### EXERCISE OBJECTIVE
Write the data out again, character for character, with no images.

### COLLECTED DATA
— Start —
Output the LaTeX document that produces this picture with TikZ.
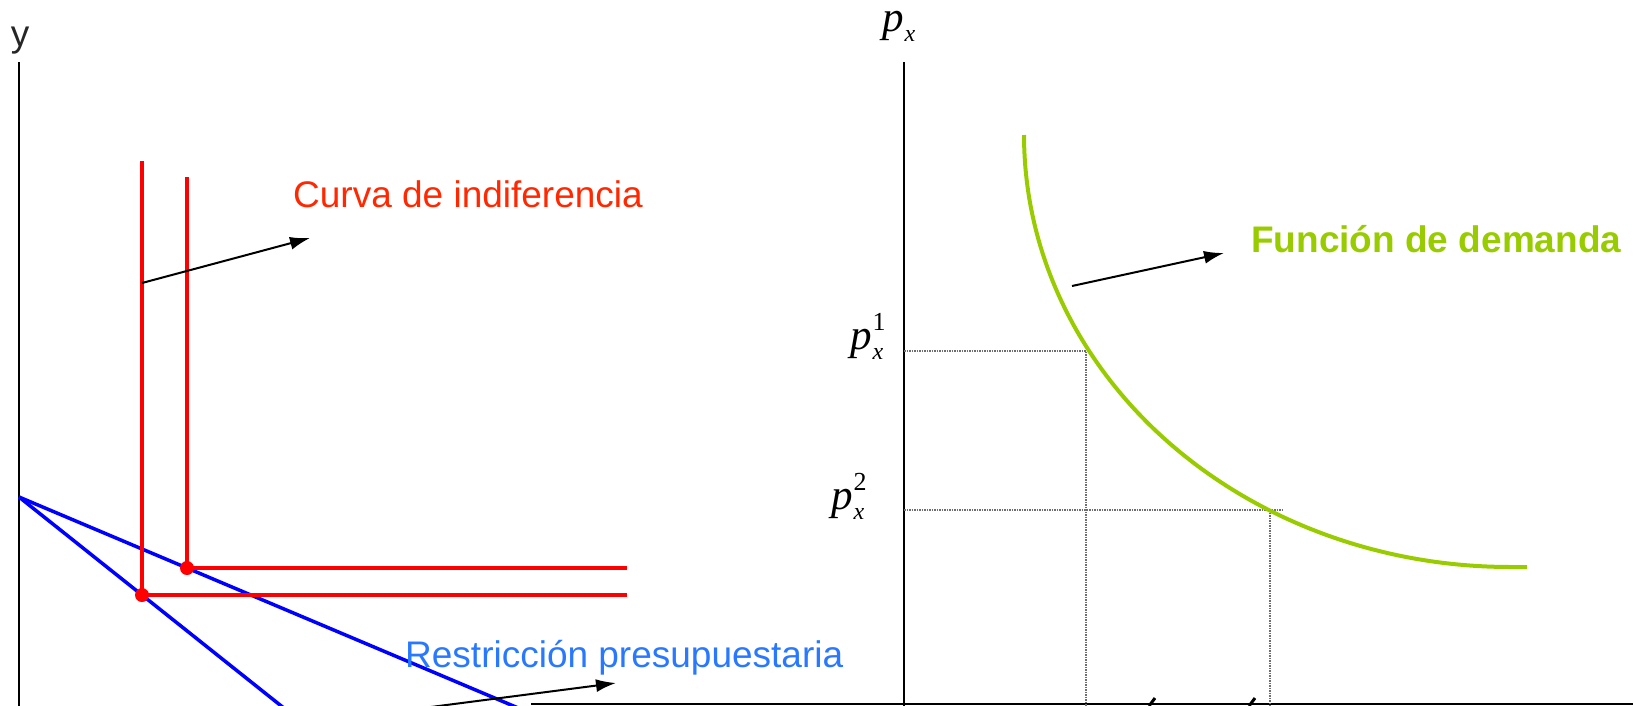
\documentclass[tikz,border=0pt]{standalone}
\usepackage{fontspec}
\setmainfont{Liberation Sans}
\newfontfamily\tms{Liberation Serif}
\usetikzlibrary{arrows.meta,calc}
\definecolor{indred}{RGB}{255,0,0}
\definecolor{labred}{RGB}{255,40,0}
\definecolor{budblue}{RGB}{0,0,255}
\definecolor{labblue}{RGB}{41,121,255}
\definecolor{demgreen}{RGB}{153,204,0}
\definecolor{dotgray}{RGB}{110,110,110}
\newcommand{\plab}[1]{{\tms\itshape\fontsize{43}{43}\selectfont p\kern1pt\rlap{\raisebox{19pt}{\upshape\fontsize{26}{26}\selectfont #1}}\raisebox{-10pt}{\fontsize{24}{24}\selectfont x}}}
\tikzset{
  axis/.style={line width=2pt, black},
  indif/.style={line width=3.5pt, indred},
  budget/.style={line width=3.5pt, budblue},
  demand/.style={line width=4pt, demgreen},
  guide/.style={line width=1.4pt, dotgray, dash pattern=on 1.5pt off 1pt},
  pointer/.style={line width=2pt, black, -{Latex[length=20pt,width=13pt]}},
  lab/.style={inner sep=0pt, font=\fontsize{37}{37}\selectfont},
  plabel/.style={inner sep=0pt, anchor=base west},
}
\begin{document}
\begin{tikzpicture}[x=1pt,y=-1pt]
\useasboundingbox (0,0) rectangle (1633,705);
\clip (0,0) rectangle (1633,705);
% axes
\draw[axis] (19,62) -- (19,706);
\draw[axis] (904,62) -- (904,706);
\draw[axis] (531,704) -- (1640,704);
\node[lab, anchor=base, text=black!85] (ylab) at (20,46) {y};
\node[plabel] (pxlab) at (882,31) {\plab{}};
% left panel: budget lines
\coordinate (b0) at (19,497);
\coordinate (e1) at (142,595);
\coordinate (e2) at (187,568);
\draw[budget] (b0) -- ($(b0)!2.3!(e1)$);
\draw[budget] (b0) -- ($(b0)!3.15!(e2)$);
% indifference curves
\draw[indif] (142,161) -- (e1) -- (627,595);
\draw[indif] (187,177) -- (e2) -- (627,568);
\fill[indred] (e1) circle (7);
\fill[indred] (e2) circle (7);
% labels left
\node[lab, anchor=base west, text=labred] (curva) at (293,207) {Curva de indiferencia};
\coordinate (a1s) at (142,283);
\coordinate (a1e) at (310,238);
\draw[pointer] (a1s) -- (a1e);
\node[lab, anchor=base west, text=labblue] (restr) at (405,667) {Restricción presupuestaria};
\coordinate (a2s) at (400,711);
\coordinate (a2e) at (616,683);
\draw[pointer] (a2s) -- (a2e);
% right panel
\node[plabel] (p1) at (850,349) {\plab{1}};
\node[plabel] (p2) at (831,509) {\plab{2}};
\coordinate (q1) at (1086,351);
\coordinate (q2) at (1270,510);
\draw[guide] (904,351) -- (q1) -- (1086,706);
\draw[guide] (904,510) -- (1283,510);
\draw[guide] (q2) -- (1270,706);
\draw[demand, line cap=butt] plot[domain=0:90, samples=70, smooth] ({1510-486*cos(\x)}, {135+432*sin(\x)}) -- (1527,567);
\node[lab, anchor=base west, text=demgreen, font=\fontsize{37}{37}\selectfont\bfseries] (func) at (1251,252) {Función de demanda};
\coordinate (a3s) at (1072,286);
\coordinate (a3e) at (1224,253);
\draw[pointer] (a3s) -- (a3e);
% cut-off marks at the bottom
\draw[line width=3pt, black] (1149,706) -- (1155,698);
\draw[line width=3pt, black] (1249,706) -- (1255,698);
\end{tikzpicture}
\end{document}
— End —
### RESPONSE TO THIS TASK
Output the LaTeX document that produces this picture with TikZ.
\documentclass[tikz,border=0pt]{standalone}
\usepackage{fontspec}
\setmainfont{Liberation Sans}
\newfontfamily\tms{Liberation Serif}
\usetikzlibrary{arrows.meta,calc}
\definecolor{indred}{RGB}{255,0,0}
\definecolor{labred}{RGB}{255,40,0}
\definecolor{budblue}{RGB}{0,0,255}
\definecolor{labblue}{RGB}{41,121,255}
\definecolor{demgreen}{RGB}{153,204,0}
\definecolor{dotgray}{RGB}{110,110,110}
\newcommand{\plab}[1]{{\tms\itshape\fontsize{43}{43}\selectfont p\kern1pt\rlap{\raisebox{19pt}{\upshape\fontsize{26}{26}\selectfont #1}}\raisebox{-10pt}{\fontsize{24}{24}\selectfont x}}}
\tikzset{
  axis/.style={line width=2pt, black},
  indif/.style={line width=3.5pt, indred},
  budget/.style={line width=3.5pt, budblue},
  demand/.style={line width=4pt, demgreen},
  guide/.style={line width=1.4pt, dotgray, dash pattern=on 1.5pt off 1pt},
  pointer/.style={line width=2pt, black, -{Latex[length=20pt,width=13pt]}},
  lab/.style={inner sep=0pt, font=\fontsize{37}{37}\selectfont},
  plabel/.style={inner sep=0pt, anchor=base west},
}
\begin{document}
\begin{tikzpicture}[x=1pt,y=-1pt]
\useasboundingbox (0,0) rectangle (1633,705);
\clip (0,0) rectangle (1633,705);
% axes
\draw[axis] (19,62) -- (19,706);
\draw[axis] (904,62) -- (904,706);
\draw[axis] (531,704) -- (1640,704);
\node[lab, anchor=base, text=black!85] (ylab) at (20,46) {y};
\node[plabel] (pxlab) at (882,31) {\plab{}};
% left panel: budget lines
\coordinate (b0) at (19,497);
\coordinate (e1) at (142,595);
\coordinate (e2) at (187,568);
\draw[budget] (b0) -- ($(b0)!2.3!(e1)$);
\draw[budget] (b0) -- ($(b0)!3.15!(e2)$);
% indifference curves
\draw[indif] (142,161) -- (e1) -- (627,595);
\draw[indif] (187,177) -- (e2) -- (627,568);
\fill[indred] (e1) circle (7);
\fill[indred] (e2) circle (7);
% labels left
\node[lab, anchor=base west, text=labred] (curva) at (293,207) {Curva de indiferencia};
\coordinate (a1s) at (142,283);
\coordinate (a1e) at (310,238);
\draw[pointer] (a1s) -- (a1e);
\node[lab, anchor=base west, text=labblue] (restr) at (405,667) {Restricción presupuestaria};
\coordinate (a2s) at (400,711);
\coordinate (a2e) at (616,683);
\draw[pointer] (a2s) -- (a2e);
% right panel
\node[plabel] (p1) at (850,349) {\plab{1}};
\node[plabel] (p2) at (831,509) {\plab{2}};
\coordinate (q1) at (1086,351);
\coordinate (q2) at (1270,510);
\draw[guide] (904,351) -- (q1) -- (1086,706);
\draw[guide] (904,510) -- (1283,510);
\draw[guide] (q2) -- (1270,706);
\draw[demand, line cap=butt] plot[domain=0:90, samples=70, smooth] ({1510-486*cos(\x)}, {135+432*sin(\x)}) -- (1527,567);
\node[lab, anchor=base west, text=demgreen, font=\fontsize{37}{37}\selectfont\bfseries] (func) at (1251,252) {Función de demanda};
\coordinate (a3s) at (1072,286);
\coordinate (a3e) at (1224,253);
\draw[pointer] (a3s) -- (a3e);
% cut-off marks at the bottom
\draw[line width=3pt, black] (1149,706) -- (1155,698);
\draw[line width=3pt, black] (1249,706) -- (1255,698);
\end{tikzpicture}
\end{document}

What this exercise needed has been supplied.